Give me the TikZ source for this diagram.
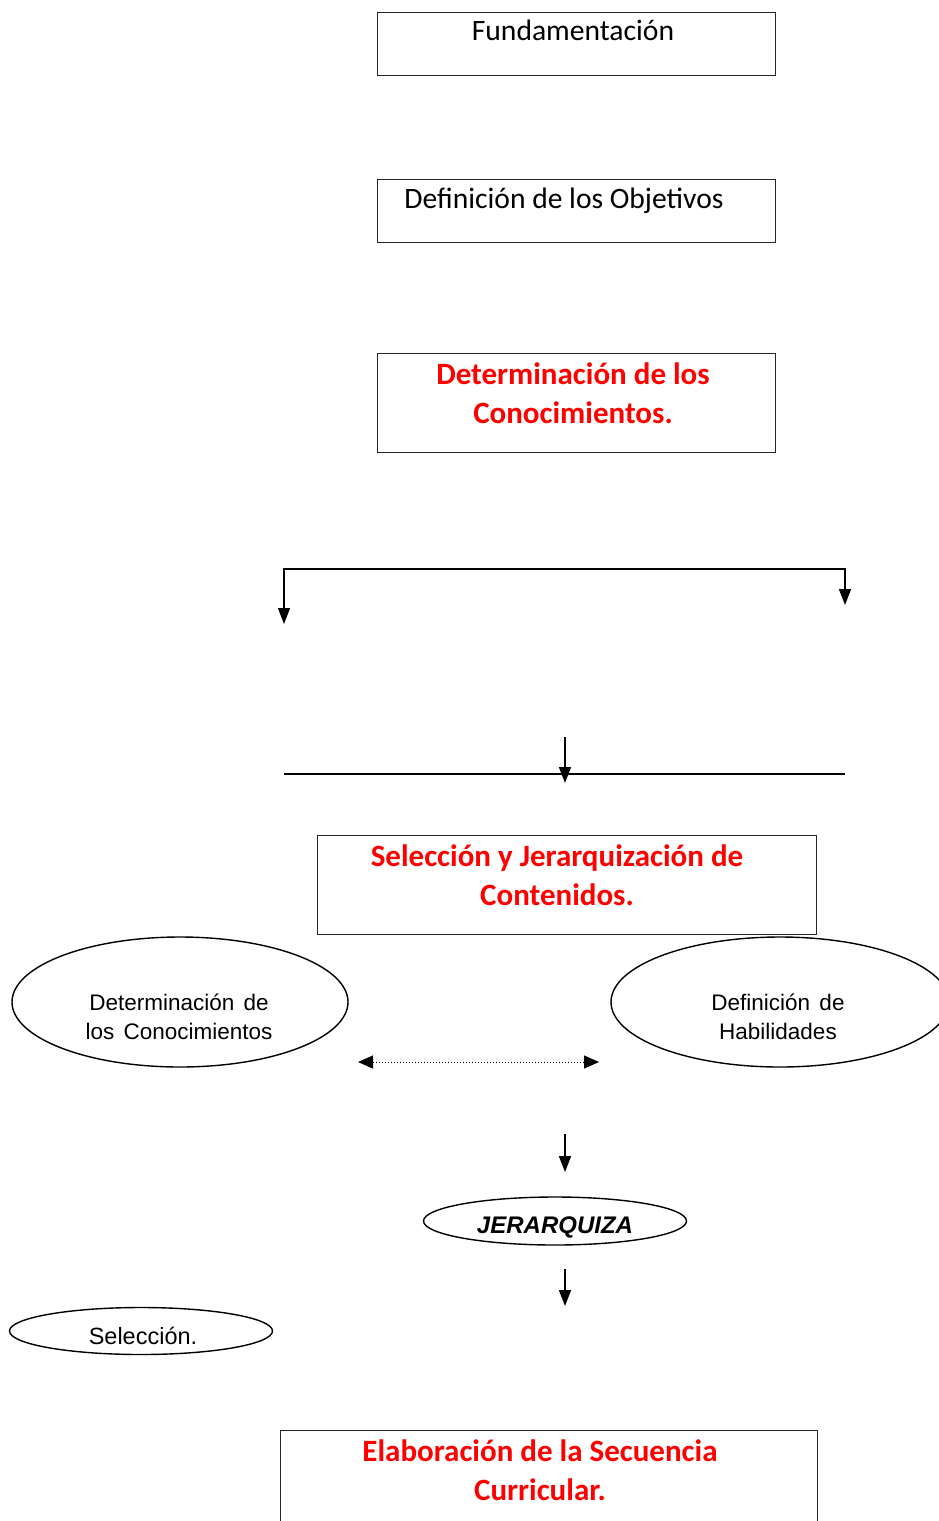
\documentclass[tikz,border=0pt]{standalone}
\usepackage{fontspec}
\newfontfamily\cajafont{Carlito}
\newfontfamily\elipfont{Liberation Sans}
\usetikzlibrary{arrows.meta,shapes.geometric,positioning}
\tikzset{
  caja/.style={draw=black!85, line width=1.1pt, rectangle, anchor=north west, inner sep=0pt},
  elipse/.style={draw=black, line width=1.4pt, ellipse, inner sep=0pt},
  texto/.style={font=\cajafont\fontsize{29.6}{39}\selectfont, anchor=base},
  rojo/.style={font=\cajafont\bfseries\fontsize{31}{39}\selectfont, text=red, align=center},
  txtelipse/.style={font=\elipfont\fontsize{22.5}{29}\selectfont, align=center},
  flecha/.style={line width=1.6pt, -{Triangle[length=16pt,width=12pt]}},
  dobleflecha/.style={line width=1.6pt, {Triangle[length=16pt,width=12pt]}-{Triangle[length=16pt,width=12pt]}},
}
\newcommand\esp{\hspace{3pt}}
\begin{document}
\begin{tikzpicture}[x=1pt,y=-1pt]
\useasboundingbox (0,0) rectangle (939,1521);
\clip (0,0) rectangle (939,1521);
%cajas de arriba
\node[caja, minimum width=398, minimum height=63] (fund) at (377,12) {};
\node[texto] (fundtxt) at (573,40) {Fundamentación};
\node[caja, minimum width=398, minimum height=63] (obj) at (377,179) {};
\node[texto] (objtxt) at (564,208) {Definición de los Objetivos};
\node[caja, minimum width=398, minimum height=99] (conoc) at (377,353) {};
\node[rojo] (conoctxt) at (573,393.5) {Determinación de los\\Conocimientos.};

%ramas
\coordinate (ramaizq) at (284,624);
\coordinate (esqizq) at (284,569);
\coordinate (esqder) at (845,569);
\coordinate (ramader) at (845,605);
\draw[dobleflecha] (ramaizq) -- (esqizq) -- (esqder) -- (ramader);

\coordinate (lineaizq) at (284,774);
\coordinate (lineader) at (845,774);
\draw[line width=1.6pt] (lineaizq) -- (lineader);
\coordinate (f1a) at (565,737);
\coordinate (f1b) at (565,783);
\draw[flecha] (f1a) -- (f1b);

%seleccion
\node[caja, minimum width=499, minimum height=99] (selec) at (317,835) {};
\node[rojo] (selectxt) at (557,875.5) {Selección y Jerarquización de\\Contenidos.};

%elipses
\node[elipse, minimum width=336, minimum height=130] (detcon) at (180,1002) {};
\node[txtelipse] (detcontxt) at (179,1017) {Determinación \esp de\\los \esp Conocimientos};
\node[elipse, minimum width=338, minimum height=130] (habil) at (780,1002) {};
\node[txtelipse] (habiltxt) at (778,1017) {Definición \esp de\\Habilidades};

\coordinate (pizq) at (358,1062);
\coordinate (pder) at (599,1062);
\draw[dotted, line width=1pt, {Triangle[length=15pt,width=13pt]}-{Triangle[length=15pt,width=13pt]}] (pizq) -- (pder);

\coordinate (f2a) at (565,1134);
\coordinate (f2b) at (565,1172);
\draw[flecha] (f2a) -- (f2b);

\node[elipse, minimum width=263, minimum height=48] (jer) at (555,1221) {};
\node[txtelipse, font=\elipfont\bfseries\itshape\fontsize{24}{29}\selectfont, anchor=base] (jertxt) at (555,1233) {JERARQUIZA};

\coordinate (f3a) at (565,1269);
\coordinate (f3b) at (565,1306);
\draw[flecha] (f3a) -- (f3b);

\node[elipse, minimum width=263, minimum height=47] (sel) at (141,1331) {};
\node[txtelipse, font=\elipfont\fontsize{23.5}{29}\selectfont, anchor=base] (seltxt) at (143,1344) {Selección.};

%caja final
\node[caja, minimum width=537, minimum height=99] (elab) at (280,1430) {};
\node[rojo] (elabtxt) at (540,1470.5) {Elaboración de la Secuencia\\Curricular.};
\end{tikzpicture}
\end{document}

************

• Aim of the exercise: Copy out the listing exactly as it stands, but not the pictures.

• Full response:
Give me the TikZ source for this diagram.
\documentclass[tikz,border=0pt]{standalone}
\usepackage{fontspec}
\newfontfamily\cajafont{Carlito}
\newfontfamily\elipfont{Liberation Sans}
\usetikzlibrary{arrows.meta,shapes.geometric,positioning}
\tikzset{
  caja/.style={draw=black!85, line width=1.1pt, rectangle, anchor=north west, inner sep=0pt},
  elipse/.style={draw=black, line width=1.4pt, ellipse, inner sep=0pt},
  texto/.style={font=\cajafont\fontsize{29.6}{39}\selectfont, anchor=base},
  rojo/.style={font=\cajafont\bfseries\fontsize{31}{39}\selectfont, text=red, align=center},
  txtelipse/.style={font=\elipfont\fontsize{22.5}{29}\selectfont, align=center},
  flecha/.style={line width=1.6pt, -{Triangle[length=16pt,width=12pt]}},
  dobleflecha/.style={line width=1.6pt, {Triangle[length=16pt,width=12pt]}-{Triangle[length=16pt,width=12pt]}},
}
\newcommand\esp{\hspace{3pt}}
\begin{document}
\begin{tikzpicture}[x=1pt,y=-1pt]
\useasboundingbox (0,0) rectangle (939,1521);
\clip (0,0) rectangle (939,1521);
%cajas de arriba
\node[caja, minimum width=398, minimum height=63] (fund) at (377,12) {};
\node[texto] (fundtxt) at (573,40) {Fundamentación};
\node[caja, minimum width=398, minimum height=63] (obj) at (377,179) {};
\node[texto] (objtxt) at (564,208) {Definición de los Objetivos};
\node[caja, minimum width=398, minimum height=99] (conoc) at (377,353) {};
\node[rojo] (conoctxt) at (573,393.5) {Determinación de los\\Conocimientos.};

%ramas
\coordinate (ramaizq) at (284,624);
\coordinate (esqizq) at (284,569);
\coordinate (esqder) at (845,569);
\coordinate (ramader) at (845,605);
\draw[dobleflecha] (ramaizq) -- (esqizq) -- (esqder) -- (ramader);

\coordinate (lineaizq) at (284,774);
\coordinate (lineader) at (845,774);
\draw[line width=1.6pt] (lineaizq) -- (lineader);
\coordinate (f1a) at (565,737);
\coordinate (f1b) at (565,783);
\draw[flecha] (f1a) -- (f1b);

%seleccion
\node[caja, minimum width=499, minimum height=99] (selec) at (317,835) {};
\node[rojo] (selectxt) at (557,875.5) {Selección y Jerarquización de\\Contenidos.};

%elipses
\node[elipse, minimum width=336, minimum height=130] (detcon) at (180,1002) {};
\node[txtelipse] (detcontxt) at (179,1017) {Determinación \esp de\\los \esp Conocimientos};
\node[elipse, minimum width=338, minimum height=130] (habil) at (780,1002) {};
\node[txtelipse] (habiltxt) at (778,1017) {Definición \esp de\\Habilidades};

\coordinate (pizq) at (358,1062);
\coordinate (pder) at (599,1062);
\draw[dotted, line width=1pt, {Triangle[length=15pt,width=13pt]}-{Triangle[length=15pt,width=13pt]}] (pizq) -- (pder);

\coordinate (f2a) at (565,1134);
\coordinate (f2b) at (565,1172);
\draw[flecha] (f2a) -- (f2b);

\node[elipse, minimum width=263, minimum height=48] (jer) at (555,1221) {};
\node[txtelipse, font=\elipfont\bfseries\itshape\fontsize{24}{29}\selectfont, anchor=base] (jertxt) at (555,1233) {JERARQUIZA};

\coordinate (f3a) at (565,1269);
\coordinate (f3b) at (565,1306);
\draw[flecha] (f3a) -- (f3b);

\node[elipse, minimum width=263, minimum height=47] (sel) at (141,1331) {};
\node[txtelipse, font=\elipfont\fontsize{23.5}{29}\selectfont, anchor=base] (seltxt) at (143,1344) {Selección.};

%caja final
\node[caja, minimum width=537, minimum height=99] (elab) at (280,1430) {};
\node[rojo] (elabtxt) at (540,1470.5) {Elaboración de la Secuencia\\Curricular.};
\end{tikzpicture}
\end{document}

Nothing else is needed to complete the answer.